>> start RECORDS FOR PROCESSING
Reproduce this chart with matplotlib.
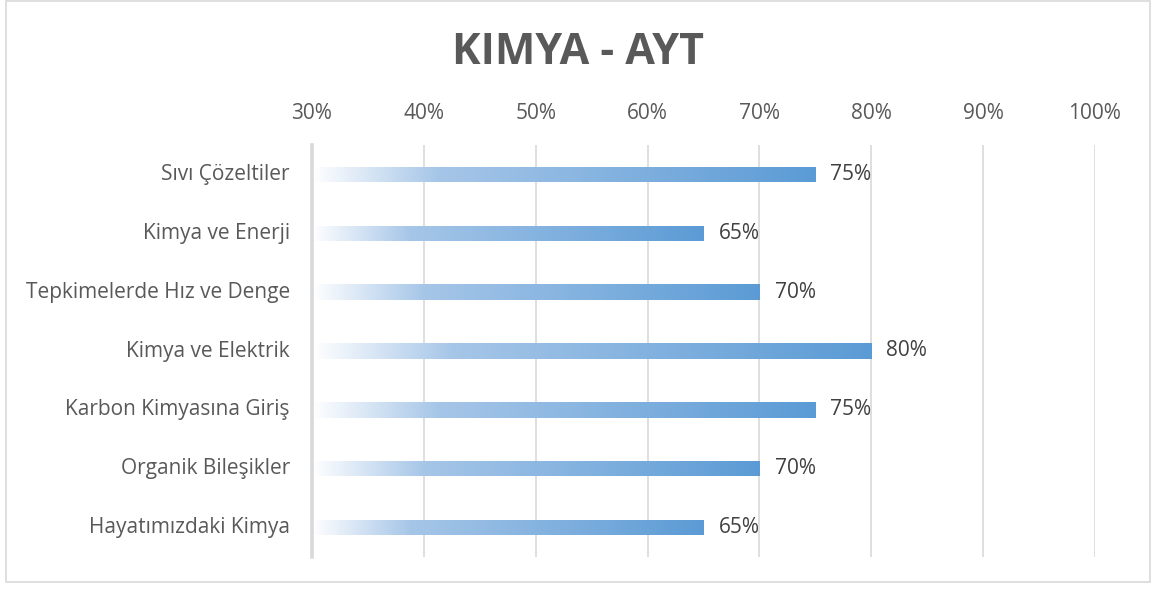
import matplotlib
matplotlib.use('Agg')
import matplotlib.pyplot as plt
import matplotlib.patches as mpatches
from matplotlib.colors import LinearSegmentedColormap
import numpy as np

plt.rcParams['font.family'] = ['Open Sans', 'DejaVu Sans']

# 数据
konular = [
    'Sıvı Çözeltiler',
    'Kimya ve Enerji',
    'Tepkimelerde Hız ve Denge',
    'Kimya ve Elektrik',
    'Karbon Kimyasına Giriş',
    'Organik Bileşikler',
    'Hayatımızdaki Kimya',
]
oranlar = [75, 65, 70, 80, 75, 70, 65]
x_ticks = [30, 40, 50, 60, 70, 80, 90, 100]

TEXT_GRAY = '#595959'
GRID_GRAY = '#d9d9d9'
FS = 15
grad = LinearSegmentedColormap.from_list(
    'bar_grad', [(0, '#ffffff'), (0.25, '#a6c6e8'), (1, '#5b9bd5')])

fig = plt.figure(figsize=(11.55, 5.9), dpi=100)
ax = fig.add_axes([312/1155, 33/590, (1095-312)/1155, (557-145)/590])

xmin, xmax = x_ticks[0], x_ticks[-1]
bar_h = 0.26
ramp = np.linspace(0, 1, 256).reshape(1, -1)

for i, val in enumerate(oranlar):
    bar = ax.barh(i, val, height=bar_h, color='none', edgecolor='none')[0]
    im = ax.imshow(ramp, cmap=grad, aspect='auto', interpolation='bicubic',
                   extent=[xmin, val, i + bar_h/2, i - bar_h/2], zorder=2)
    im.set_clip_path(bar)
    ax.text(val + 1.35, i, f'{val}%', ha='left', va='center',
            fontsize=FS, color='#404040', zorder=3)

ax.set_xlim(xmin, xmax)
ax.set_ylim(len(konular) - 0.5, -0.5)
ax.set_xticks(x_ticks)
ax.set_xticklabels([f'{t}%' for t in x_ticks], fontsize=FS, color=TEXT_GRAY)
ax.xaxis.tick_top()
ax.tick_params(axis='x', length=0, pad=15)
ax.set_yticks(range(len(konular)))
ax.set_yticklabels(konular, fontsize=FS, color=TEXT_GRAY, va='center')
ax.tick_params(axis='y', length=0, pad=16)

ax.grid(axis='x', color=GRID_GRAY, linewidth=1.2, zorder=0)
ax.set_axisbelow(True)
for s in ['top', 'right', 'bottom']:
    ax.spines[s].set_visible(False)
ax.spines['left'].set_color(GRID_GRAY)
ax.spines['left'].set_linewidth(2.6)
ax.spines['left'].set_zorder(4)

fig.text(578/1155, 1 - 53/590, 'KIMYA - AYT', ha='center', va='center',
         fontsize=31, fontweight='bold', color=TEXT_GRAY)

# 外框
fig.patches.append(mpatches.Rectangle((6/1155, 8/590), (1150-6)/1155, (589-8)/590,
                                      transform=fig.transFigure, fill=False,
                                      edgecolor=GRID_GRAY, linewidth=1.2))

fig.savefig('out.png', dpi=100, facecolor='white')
>> end RECORDS FOR PROCESSING
>> start RECORDS FOR PROCESSING
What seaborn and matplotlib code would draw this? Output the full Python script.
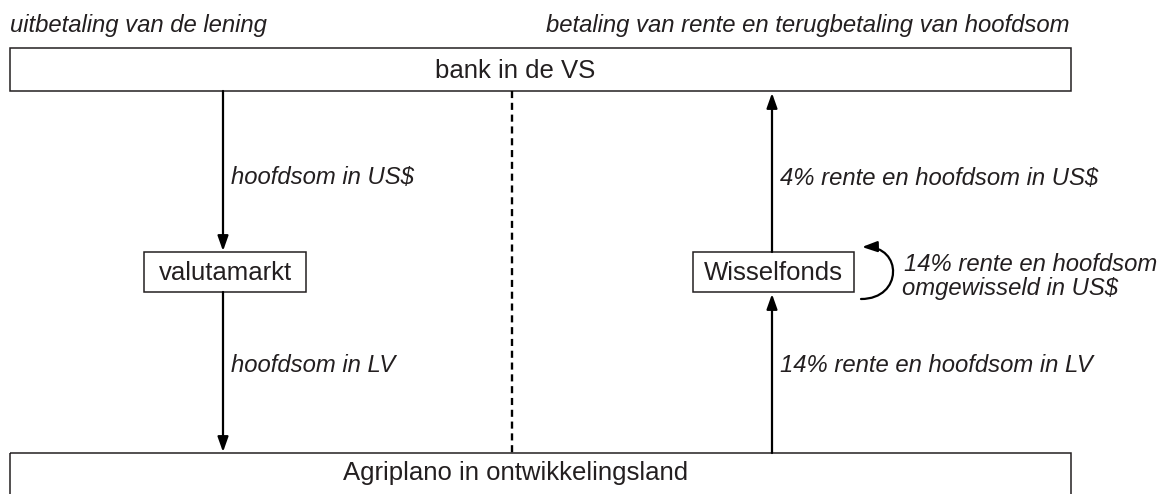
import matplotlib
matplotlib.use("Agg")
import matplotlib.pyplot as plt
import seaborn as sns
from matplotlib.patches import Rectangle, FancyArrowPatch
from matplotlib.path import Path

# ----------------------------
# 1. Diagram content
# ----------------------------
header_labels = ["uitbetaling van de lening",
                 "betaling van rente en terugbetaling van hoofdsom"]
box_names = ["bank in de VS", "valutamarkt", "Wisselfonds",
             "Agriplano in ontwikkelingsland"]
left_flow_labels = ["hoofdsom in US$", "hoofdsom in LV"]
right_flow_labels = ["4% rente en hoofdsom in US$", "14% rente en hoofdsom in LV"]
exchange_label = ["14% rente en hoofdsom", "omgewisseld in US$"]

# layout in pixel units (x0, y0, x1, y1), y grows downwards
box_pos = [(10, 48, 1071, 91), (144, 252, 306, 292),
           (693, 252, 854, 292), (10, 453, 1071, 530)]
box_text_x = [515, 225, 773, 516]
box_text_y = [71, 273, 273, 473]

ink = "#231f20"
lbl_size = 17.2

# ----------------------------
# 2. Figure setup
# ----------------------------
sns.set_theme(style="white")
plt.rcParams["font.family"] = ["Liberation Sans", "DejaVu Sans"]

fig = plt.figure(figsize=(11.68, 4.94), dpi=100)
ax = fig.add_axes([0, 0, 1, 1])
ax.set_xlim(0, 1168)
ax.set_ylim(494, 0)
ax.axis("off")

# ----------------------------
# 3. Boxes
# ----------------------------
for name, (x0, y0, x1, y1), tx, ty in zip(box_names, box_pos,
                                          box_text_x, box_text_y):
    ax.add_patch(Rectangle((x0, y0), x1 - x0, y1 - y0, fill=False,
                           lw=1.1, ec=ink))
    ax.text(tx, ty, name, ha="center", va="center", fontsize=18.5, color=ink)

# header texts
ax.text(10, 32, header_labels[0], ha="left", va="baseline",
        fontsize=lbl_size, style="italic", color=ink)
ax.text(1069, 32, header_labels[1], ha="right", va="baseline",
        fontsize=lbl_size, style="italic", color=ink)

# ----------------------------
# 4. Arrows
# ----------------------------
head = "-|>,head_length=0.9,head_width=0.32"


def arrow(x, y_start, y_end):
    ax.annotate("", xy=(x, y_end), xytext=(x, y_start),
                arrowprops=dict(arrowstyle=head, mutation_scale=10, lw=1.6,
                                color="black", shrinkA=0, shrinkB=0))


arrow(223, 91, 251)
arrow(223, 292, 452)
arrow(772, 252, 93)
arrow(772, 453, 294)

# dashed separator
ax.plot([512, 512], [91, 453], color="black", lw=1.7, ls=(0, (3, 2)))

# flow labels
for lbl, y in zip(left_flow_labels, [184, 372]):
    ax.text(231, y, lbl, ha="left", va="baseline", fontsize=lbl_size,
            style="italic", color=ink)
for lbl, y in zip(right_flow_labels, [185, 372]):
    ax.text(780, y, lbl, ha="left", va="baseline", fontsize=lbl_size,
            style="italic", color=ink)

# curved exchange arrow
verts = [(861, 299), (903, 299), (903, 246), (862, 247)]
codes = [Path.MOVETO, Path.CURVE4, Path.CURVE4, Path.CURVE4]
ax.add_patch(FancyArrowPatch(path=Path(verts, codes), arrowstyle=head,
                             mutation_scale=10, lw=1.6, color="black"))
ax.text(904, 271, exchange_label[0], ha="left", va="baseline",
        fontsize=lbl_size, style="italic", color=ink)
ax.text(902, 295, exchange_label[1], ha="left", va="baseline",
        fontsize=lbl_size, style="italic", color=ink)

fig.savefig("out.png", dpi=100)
>> end RECORDS FOR PROCESSING
→ DIRECTIONS:
The copy should hold exactly the lines from the line with "What seaborn and" to the line with "from matplotlib.path import Path", both ends in, set down without any pictures and with nothing added.

→ CORRECT ANSWER:
What seaborn and matplotlib code would draw this? Output the full Python script.
import matplotlib
matplotlib.use("Agg")
import matplotlib.pyplot as plt
import seaborn as sns
from matplotlib.patches import Rectangle, FancyArrowPatch
from matplotlib.path import Path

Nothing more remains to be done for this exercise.